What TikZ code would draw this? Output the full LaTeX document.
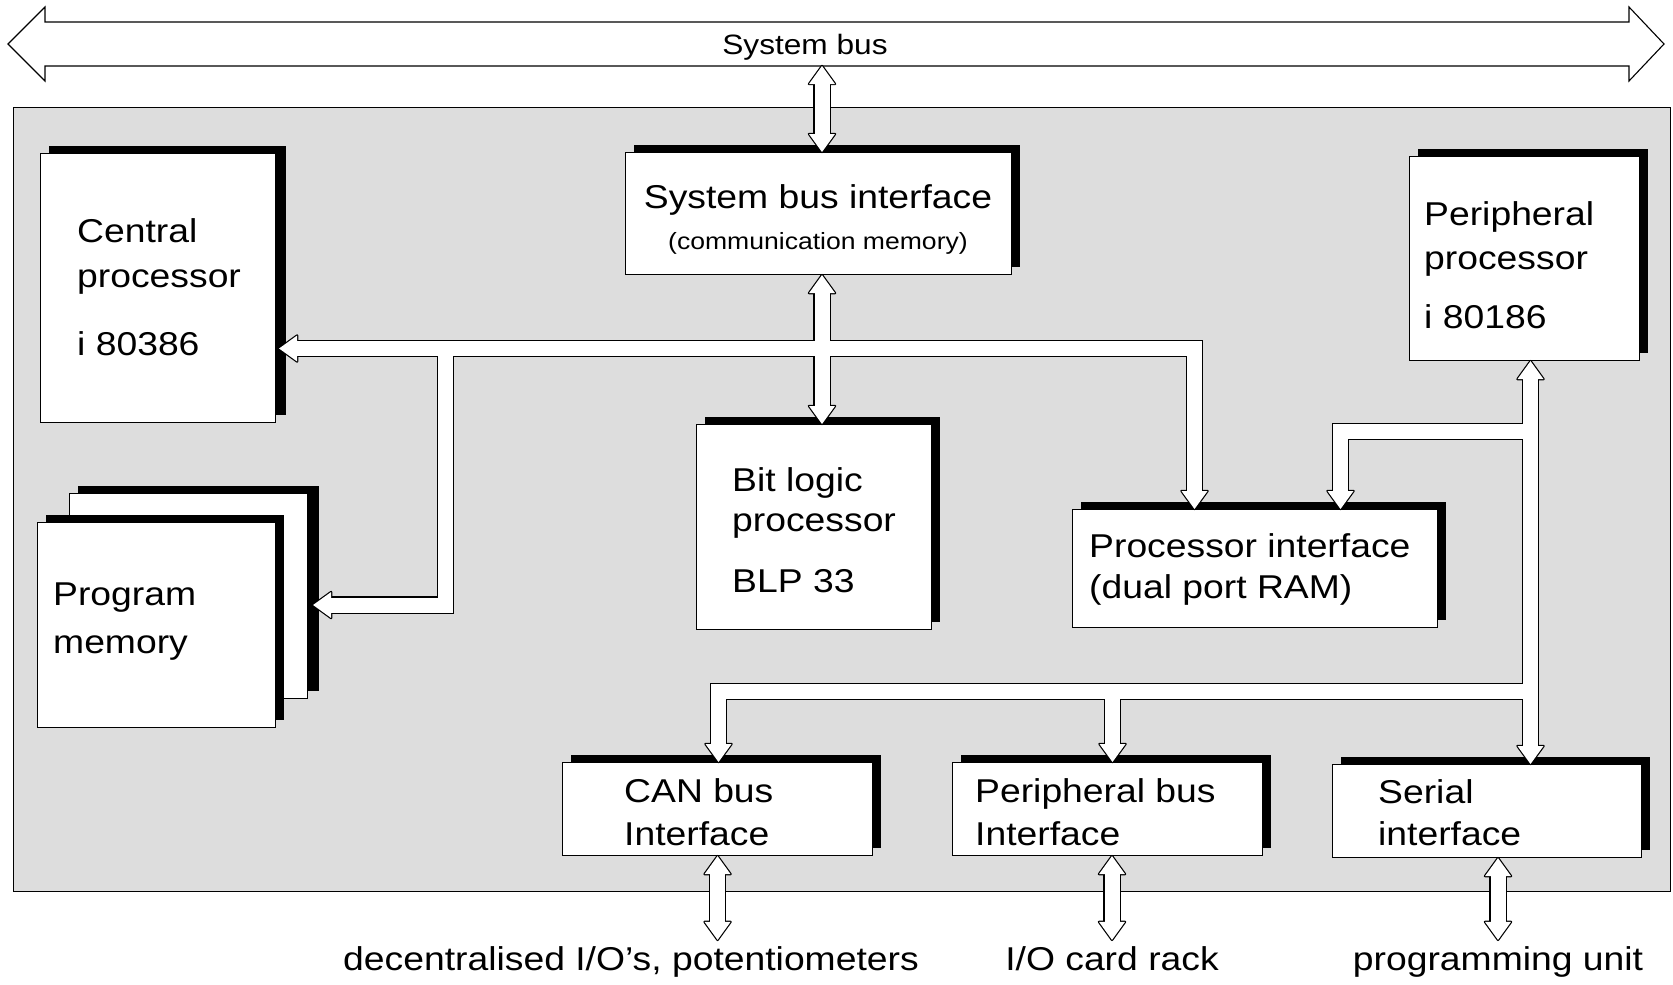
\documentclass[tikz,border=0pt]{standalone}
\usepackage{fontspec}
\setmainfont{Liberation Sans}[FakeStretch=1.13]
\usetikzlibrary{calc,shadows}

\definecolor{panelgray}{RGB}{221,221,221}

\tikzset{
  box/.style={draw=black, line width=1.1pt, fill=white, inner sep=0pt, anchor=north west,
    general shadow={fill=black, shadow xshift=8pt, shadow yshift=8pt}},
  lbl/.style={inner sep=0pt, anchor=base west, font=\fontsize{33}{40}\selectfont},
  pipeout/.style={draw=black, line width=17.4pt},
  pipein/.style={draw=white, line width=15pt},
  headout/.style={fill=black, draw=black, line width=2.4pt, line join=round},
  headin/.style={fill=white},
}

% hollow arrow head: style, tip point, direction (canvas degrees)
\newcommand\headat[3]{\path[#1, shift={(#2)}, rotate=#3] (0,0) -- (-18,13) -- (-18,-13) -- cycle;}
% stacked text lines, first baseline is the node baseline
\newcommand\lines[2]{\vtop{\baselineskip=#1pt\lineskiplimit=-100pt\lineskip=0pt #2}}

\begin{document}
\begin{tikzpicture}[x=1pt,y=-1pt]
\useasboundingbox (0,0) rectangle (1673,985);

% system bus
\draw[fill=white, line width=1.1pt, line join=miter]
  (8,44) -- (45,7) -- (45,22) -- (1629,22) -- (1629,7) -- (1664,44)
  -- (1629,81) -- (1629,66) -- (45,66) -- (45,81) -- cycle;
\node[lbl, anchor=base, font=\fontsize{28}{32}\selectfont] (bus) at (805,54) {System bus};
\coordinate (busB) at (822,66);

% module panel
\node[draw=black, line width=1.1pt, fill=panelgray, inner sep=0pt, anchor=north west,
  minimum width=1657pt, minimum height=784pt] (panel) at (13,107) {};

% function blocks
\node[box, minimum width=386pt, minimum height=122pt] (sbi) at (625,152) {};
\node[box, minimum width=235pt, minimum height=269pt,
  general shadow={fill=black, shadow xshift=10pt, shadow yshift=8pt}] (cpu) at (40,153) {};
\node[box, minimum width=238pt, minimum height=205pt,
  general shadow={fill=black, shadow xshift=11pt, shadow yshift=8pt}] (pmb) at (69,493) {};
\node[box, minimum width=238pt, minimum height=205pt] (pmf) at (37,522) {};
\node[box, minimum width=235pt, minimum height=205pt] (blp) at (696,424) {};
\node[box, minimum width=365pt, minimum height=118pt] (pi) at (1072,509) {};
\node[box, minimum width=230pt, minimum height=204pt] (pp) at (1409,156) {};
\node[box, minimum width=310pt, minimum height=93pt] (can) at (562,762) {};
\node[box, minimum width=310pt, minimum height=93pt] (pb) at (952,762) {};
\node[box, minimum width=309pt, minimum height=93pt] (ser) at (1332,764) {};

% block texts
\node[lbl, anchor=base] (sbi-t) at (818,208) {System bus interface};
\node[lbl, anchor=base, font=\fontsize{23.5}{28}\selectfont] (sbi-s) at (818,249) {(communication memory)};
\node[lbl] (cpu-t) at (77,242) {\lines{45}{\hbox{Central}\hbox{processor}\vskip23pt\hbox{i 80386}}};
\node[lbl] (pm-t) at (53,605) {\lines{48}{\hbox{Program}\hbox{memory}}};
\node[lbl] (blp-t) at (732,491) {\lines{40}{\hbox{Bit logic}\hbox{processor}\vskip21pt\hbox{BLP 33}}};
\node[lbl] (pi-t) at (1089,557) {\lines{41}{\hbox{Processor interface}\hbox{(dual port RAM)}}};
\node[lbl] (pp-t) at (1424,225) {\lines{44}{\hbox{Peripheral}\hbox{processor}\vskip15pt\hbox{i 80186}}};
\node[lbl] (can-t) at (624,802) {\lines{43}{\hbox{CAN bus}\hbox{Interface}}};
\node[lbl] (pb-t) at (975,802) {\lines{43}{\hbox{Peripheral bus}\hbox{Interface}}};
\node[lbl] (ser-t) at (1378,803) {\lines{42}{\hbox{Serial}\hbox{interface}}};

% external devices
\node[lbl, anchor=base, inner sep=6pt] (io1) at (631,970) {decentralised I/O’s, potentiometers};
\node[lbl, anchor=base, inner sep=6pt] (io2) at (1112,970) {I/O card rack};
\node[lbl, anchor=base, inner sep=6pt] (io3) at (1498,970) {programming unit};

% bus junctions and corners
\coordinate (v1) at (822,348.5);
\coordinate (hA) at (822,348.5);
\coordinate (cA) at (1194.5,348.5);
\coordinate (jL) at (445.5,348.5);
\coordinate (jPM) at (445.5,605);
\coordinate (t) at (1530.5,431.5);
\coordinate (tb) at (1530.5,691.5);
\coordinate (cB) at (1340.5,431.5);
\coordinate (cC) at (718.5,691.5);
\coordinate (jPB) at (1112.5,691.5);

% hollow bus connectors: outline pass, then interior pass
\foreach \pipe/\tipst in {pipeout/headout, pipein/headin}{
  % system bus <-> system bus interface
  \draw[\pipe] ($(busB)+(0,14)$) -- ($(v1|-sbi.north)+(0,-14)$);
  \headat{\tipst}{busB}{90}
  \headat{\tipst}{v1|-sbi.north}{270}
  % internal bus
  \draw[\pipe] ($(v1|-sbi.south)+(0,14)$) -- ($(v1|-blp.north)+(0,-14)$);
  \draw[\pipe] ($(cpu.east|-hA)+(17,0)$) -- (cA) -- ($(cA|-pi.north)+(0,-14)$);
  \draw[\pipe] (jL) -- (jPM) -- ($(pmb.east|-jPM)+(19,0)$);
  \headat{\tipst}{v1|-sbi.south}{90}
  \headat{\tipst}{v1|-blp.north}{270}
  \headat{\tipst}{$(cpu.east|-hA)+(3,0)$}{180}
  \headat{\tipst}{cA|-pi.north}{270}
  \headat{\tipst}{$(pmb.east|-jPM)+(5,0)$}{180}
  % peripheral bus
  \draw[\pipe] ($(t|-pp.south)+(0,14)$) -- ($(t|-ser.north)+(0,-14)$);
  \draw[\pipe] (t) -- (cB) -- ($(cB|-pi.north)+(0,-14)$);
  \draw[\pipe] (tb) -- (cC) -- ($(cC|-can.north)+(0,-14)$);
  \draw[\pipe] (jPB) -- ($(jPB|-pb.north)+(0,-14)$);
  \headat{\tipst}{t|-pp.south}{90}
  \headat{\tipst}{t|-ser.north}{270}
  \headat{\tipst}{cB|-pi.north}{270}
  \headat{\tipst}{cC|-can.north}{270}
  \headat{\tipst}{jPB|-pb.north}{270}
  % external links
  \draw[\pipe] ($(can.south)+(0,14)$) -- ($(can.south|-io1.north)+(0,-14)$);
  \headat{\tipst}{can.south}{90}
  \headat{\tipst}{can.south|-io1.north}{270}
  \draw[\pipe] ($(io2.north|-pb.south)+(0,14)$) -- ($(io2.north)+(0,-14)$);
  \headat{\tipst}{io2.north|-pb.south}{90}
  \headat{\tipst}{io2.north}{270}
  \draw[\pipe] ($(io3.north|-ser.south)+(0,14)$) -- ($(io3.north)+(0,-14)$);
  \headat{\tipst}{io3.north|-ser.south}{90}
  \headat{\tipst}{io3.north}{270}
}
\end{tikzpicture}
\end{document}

----

Stated task
Please quote the lines of the material, beginning with the first and ending with the one that contains "(0,0) rectangle (1673,985);", exactly as written and without any pictures.

Result of the task
What TikZ code would draw this? Output the full LaTeX document.
\documentclass[tikz,border=0pt]{standalone}
\usepackage{fontspec}
\setmainfont{Liberation Sans}[FakeStretch=1.13]
\usetikzlibrary{calc,shadows}

\definecolor{panelgray}{RGB}{221,221,221}

\tikzset{
  box/.style={draw=black, line width=1.1pt, fill=white, inner sep=0pt, anchor=north west,
    general shadow={fill=black, shadow xshift=8pt, shadow yshift=8pt}},
  lbl/.style={inner sep=0pt, anchor=base west, font=\fontsize{33}{40}\selectfont},
  pipeout/.style={draw=black, line width=17.4pt},
  pipein/.style={draw=white, line width=15pt},
  headout/.style={fill=black, draw=black, line width=2.4pt, line join=round},
  headin/.style={fill=white},
}

% hollow arrow head: style, tip point, direction (canvas degrees)
\newcommand\headat[3]{\path[#1, shift={(#2)}, rotate=#3] (0,0) -- (-18,13) -- (-18,-13) -- cycle;}
% stacked text lines, first baseline is the node baseline
\newcommand\lines[2]{\vtop{\baselineskip=#1pt\lineskiplimit=-100pt\lineskip=0pt #2}}

\begin{document}
\begin{tikzpicture}[x=1pt,y=-1pt]
\useasboundingbox (0,0) rectangle (1673,985);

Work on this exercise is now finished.